"Never lost a bomber when they were flying escort. Never. This story was an HBO movie back in the mid-90's and it was very, very good"
They probably did a fine job, but I have never been convinced that they were superior to other American pilots which seems to be the point of everything that I have ever read about them.
As post 10 mentions their main claim to fame is simply not true.
Here is another link to a rewriting of history, it is about an award winning documentary that was revealed to be simply made up.
"It took a months-long campaign by veterans of the genuine liberator units to get PBS to disavow the 1992 documentary,"Liberators: Fighting on Two Fronts in World War II," which falsely credited the 761st Tank and another African-American battalion (183rd Combat Engineers) with liberating Buchenwald and Dachau, the two largest camps freed by Americans."

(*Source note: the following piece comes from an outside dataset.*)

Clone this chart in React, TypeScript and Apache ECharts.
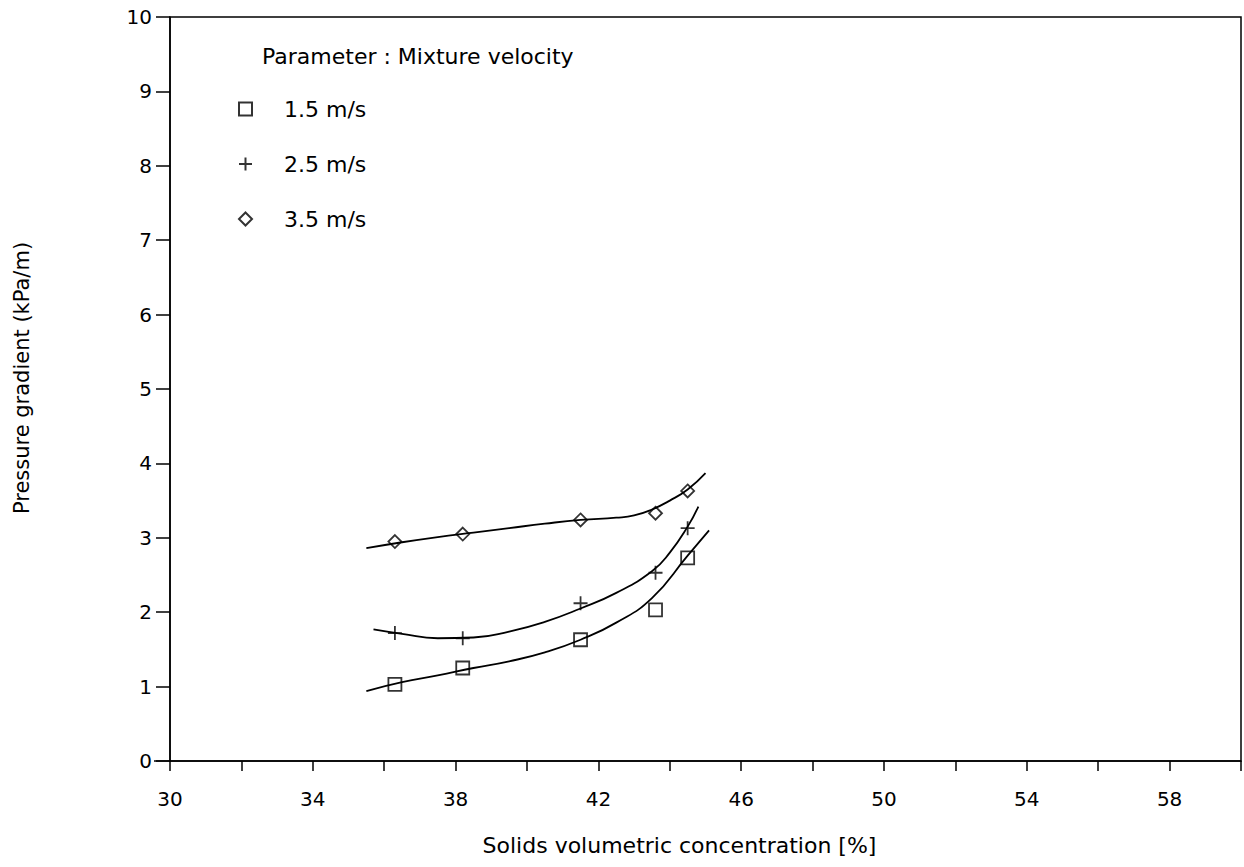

http://www.freerepublic.com/forum/a3b125b384e8f.htm
Like I said the Tuskegee unit was a fine unit, but I have never seen the evidence that shows them as so vastly superior to our other units.
Thanks for the correction. Must remember: read before shooting off mouth.
I think most people take the wrong lesson from the Tuskegee airman. It wasn't a matter of black or whites being better pilots. It was the training. The Tuskegee airman weren't sent to Europe for a long time so they had more time to train and fly their planes, I'm guessing more than a year, before they got into combat. While the American pilot trained for a much shorter time before they were shipped overseas, I wouldn't be surprised if were talking a few months.
If you went into combat, would you want a soldier who went to the range and fired his weapon every day for a year or some guy out of basic training. They have both met the minimum training and are qualified but the one first one you would consider an expert with equipment and not just familiar.